[Start MATERIAL]
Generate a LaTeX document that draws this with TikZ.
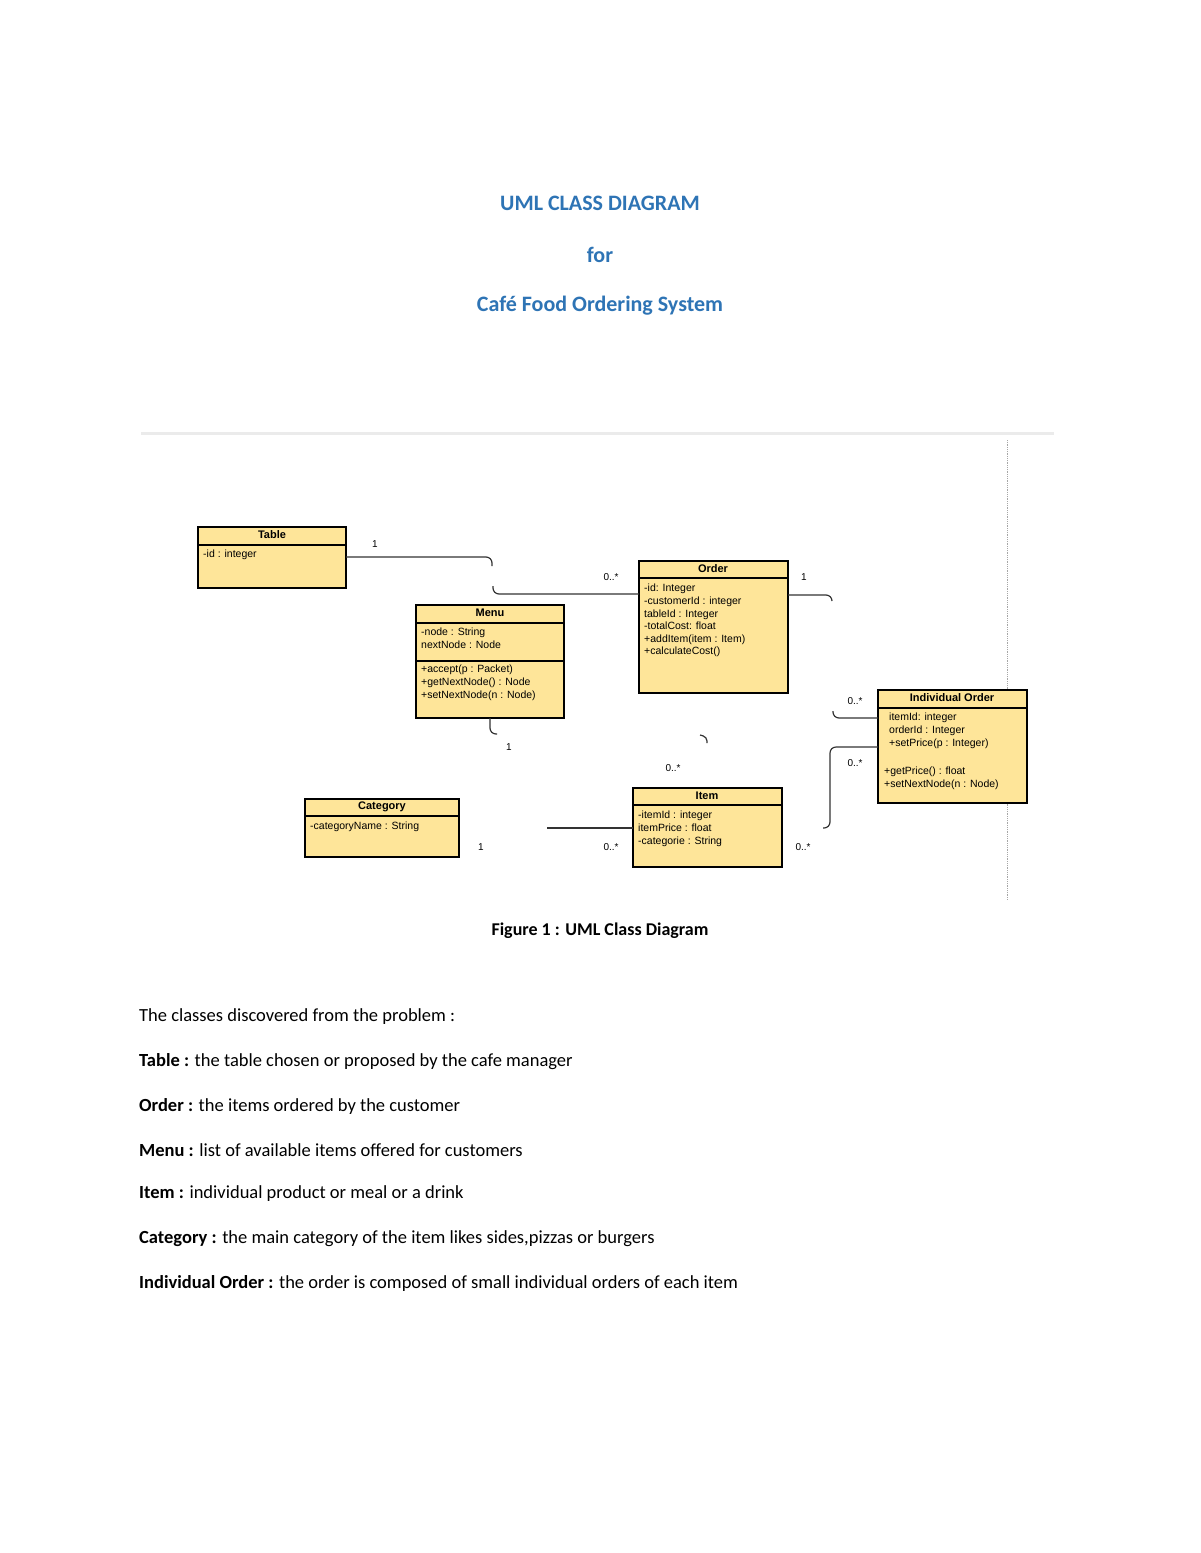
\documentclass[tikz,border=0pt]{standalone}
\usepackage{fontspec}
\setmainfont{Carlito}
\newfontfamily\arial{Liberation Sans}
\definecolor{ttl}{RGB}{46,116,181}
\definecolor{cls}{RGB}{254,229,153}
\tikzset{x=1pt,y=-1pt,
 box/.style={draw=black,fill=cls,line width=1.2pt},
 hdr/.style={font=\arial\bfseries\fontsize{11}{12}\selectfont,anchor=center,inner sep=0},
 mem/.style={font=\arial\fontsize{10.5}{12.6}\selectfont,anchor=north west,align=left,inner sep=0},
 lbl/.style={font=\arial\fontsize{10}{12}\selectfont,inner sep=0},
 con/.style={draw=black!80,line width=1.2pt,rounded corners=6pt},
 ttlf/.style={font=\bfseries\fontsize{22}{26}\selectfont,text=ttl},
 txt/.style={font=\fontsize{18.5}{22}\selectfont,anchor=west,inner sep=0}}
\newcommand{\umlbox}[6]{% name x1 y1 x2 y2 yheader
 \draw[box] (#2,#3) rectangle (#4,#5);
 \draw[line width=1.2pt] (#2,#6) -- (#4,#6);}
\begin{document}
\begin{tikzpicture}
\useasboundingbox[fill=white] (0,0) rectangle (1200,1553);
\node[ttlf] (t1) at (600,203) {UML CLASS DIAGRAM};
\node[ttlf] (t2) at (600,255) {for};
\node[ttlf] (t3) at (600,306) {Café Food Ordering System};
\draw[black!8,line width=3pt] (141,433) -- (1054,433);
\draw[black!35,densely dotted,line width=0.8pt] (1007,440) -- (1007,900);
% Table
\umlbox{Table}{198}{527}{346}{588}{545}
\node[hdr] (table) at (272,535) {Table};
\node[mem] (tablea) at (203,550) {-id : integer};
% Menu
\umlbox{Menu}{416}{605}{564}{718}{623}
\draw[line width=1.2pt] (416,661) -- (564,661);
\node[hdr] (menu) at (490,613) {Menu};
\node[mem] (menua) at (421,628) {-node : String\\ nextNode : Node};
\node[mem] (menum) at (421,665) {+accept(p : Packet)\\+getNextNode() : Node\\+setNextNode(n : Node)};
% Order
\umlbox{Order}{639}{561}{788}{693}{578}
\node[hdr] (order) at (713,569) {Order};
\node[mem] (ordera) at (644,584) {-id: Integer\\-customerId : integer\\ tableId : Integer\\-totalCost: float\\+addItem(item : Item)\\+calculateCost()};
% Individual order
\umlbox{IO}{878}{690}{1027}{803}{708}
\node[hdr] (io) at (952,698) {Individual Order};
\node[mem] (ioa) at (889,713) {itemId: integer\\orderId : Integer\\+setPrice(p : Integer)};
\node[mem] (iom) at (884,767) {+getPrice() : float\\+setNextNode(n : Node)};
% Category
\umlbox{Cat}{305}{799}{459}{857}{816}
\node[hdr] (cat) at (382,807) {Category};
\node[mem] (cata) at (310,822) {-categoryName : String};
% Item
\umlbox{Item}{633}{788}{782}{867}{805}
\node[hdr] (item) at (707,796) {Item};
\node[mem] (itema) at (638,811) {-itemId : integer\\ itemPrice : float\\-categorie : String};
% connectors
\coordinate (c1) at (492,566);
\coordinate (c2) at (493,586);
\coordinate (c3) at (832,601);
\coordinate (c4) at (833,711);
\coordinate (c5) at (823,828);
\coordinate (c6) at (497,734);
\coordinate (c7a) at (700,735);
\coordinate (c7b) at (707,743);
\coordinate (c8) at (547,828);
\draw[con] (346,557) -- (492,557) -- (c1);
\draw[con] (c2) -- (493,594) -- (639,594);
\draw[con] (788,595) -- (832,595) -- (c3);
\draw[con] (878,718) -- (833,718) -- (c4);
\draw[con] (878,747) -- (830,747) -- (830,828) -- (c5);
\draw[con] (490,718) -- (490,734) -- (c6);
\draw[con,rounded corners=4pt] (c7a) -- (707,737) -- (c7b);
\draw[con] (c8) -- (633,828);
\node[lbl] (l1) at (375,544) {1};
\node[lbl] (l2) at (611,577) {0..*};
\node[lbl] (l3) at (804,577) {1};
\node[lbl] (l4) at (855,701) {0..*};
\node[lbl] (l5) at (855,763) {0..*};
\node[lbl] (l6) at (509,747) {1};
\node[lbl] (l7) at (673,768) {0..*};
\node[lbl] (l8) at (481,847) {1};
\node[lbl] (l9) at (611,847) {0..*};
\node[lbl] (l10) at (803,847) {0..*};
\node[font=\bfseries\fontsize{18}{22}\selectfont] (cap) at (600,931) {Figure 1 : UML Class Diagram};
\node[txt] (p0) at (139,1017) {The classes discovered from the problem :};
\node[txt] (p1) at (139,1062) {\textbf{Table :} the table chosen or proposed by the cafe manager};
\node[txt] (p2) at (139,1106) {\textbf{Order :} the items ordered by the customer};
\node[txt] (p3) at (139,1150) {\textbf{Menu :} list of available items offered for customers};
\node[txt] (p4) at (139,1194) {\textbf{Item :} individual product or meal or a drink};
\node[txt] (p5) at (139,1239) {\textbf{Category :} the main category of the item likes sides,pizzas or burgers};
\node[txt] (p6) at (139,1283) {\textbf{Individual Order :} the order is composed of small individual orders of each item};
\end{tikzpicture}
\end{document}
[End MATERIAL]
**EXERCISE OBJECTIVE:** Leave the pictures out, and print every line of the listing exactly as written.

**SOLUTION FOR THIS TASK:**
Generate a LaTeX document that draws this with TikZ.
\documentclass[tikz,border=0pt]{standalone}
\usepackage{fontspec}
\setmainfont{Carlito}
\newfontfamily\arial{Liberation Sans}
\definecolor{ttl}{RGB}{46,116,181}
\definecolor{cls}{RGB}{254,229,153}
\tikzset{x=1pt,y=-1pt,
 box/.style={draw=black,fill=cls,line width=1.2pt},
 hdr/.style={font=\arial\bfseries\fontsize{11}{12}\selectfont,anchor=center,inner sep=0},
 mem/.style={font=\arial\fontsize{10.5}{12.6}\selectfont,anchor=north west,align=left,inner sep=0},
 lbl/.style={font=\arial\fontsize{10}{12}\selectfont,inner sep=0},
 con/.style={draw=black!80,line width=1.2pt,rounded corners=6pt},
 ttlf/.style={font=\bfseries\fontsize{22}{26}\selectfont,text=ttl},
 txt/.style={font=\fontsize{18.5}{22}\selectfont,anchor=west,inner sep=0}}
\newcommand{\umlbox}[6]{% name x1 y1 x2 y2 yheader
 \draw[box] (#2,#3) rectangle (#4,#5);
 \draw[line width=1.2pt] (#2,#6) -- (#4,#6);}
\begin{document}
\begin{tikzpicture}
\useasboundingbox[fill=white] (0,0) rectangle (1200,1553);
\node[ttlf] (t1) at (600,203) {UML CLASS DIAGRAM};
\node[ttlf] (t2) at (600,255) {for};
\node[ttlf] (t3) at (600,306) {Café Food Ordering System};
\draw[black!8,line width=3pt] (141,433) -- (1054,433);
\draw[black!35,densely dotted,line width=0.8pt] (1007,440) -- (1007,900);
% Table
\umlbox{Table}{198}{527}{346}{588}{545}
\node[hdr] (table) at (272,535) {Table};
\node[mem] (tablea) at (203,550) {-id : integer};
% Menu
\umlbox{Menu}{416}{605}{564}{718}{623}
\draw[line width=1.2pt] (416,661) -- (564,661);
\node[hdr] (menu) at (490,613) {Menu};
\node[mem] (menua) at (421,628) {-node : String\\ nextNode : Node};
\node[mem] (menum) at (421,665) {+accept(p : Packet)\\+getNextNode() : Node\\+setNextNode(n : Node)};
% Order
\umlbox{Order}{639}{561}{788}{693}{578}
\node[hdr] (order) at (713,569) {Order};
\node[mem] (ordera) at (644,584) {-id: Integer\\-customerId : integer\\ tableId : Integer\\-totalCost: float\\+addItem(item : Item)\\+calculateCost()};
% Individual order
\umlbox{IO}{878}{690}{1027}{803}{708}
\node[hdr] (io) at (952,698) {Individual Order};
\node[mem] (ioa) at (889,713) {itemId: integer\\orderId : Integer\\+setPrice(p : Integer)};
\node[mem] (iom) at (884,767) {+getPrice() : float\\+setNextNode(n : Node)};
% Category
\umlbox{Cat}{305}{799}{459}{857}{816}
\node[hdr] (cat) at (382,807) {Category};
\node[mem] (cata) at (310,822) {-categoryName : String};
% Item
\umlbox{Item}{633}{788}{782}{867}{805}
\node[hdr] (item) at (707,796) {Item};
\node[mem] (itema) at (638,811) {-itemId : integer\\ itemPrice : float\\-categorie : String};
% connectors
\coordinate (c1) at (492,566);
\coordinate (c2) at (493,586);
\coordinate (c3) at (832,601);
\coordinate (c4) at (833,711);
\coordinate (c5) at (823,828);
\coordinate (c6) at (497,734);
\coordinate (c7a) at (700,735);
\coordinate (c7b) at (707,743);
\coordinate (c8) at (547,828);
\draw[con] (346,557) -- (492,557) -- (c1);
\draw[con] (c2) -- (493,594) -- (639,594);
\draw[con] (788,595) -- (832,595) -- (c3);
\draw[con] (878,718) -- (833,718) -- (c4);
\draw[con] (878,747) -- (830,747) -- (830,828) -- (c5);
\draw[con] (490,718) -- (490,734) -- (c6);
\draw[con,rounded corners=4pt] (c7a) -- (707,737) -- (c7b);
\draw[con] (c8) -- (633,828);
\node[lbl] (l1) at (375,544) {1};
\node[lbl] (l2) at (611,577) {0..*};
\node[lbl] (l3) at (804,577) {1};
\node[lbl] (l4) at (855,701) {0..*};
\node[lbl] (l5) at (855,763) {0..*};
\node[lbl] (l6) at (509,747) {1};
\node[lbl] (l7) at (673,768) {0..*};
\node[lbl] (l8) at (481,847) {1};
\node[lbl] (l9) at (611,847) {0..*};
\node[lbl] (l10) at (803,847) {0..*};
\node[font=\bfseries\fontsize{18}{22}\selectfont] (cap) at (600,931) {Figure 1 : UML Class Diagram};
\node[txt] (p0) at (139,1017) {The classes discovered from the problem :};
\node[txt] (p1) at (139,1062) {\textbf{Table :} the table chosen or proposed by the cafe manager};
\node[txt] (p2) at (139,1106) {\textbf{Order :} the items ordered by the customer};
\node[txt] (p3) at (139,1150) {\textbf{Menu :} list of available items offered for customers};
\node[txt] (p4) at (139,1194) {\textbf{Item :} individual product or meal or a drink};
\node[txt] (p5) at (139,1239) {\textbf{Category :} the main category of the item likes sides,pizzas or burgers};
\node[txt] (p6) at (139,1283) {\textbf{Individual Order :} the order is composed of small individual orders of each item};
\end{tikzpicture}
\end{document}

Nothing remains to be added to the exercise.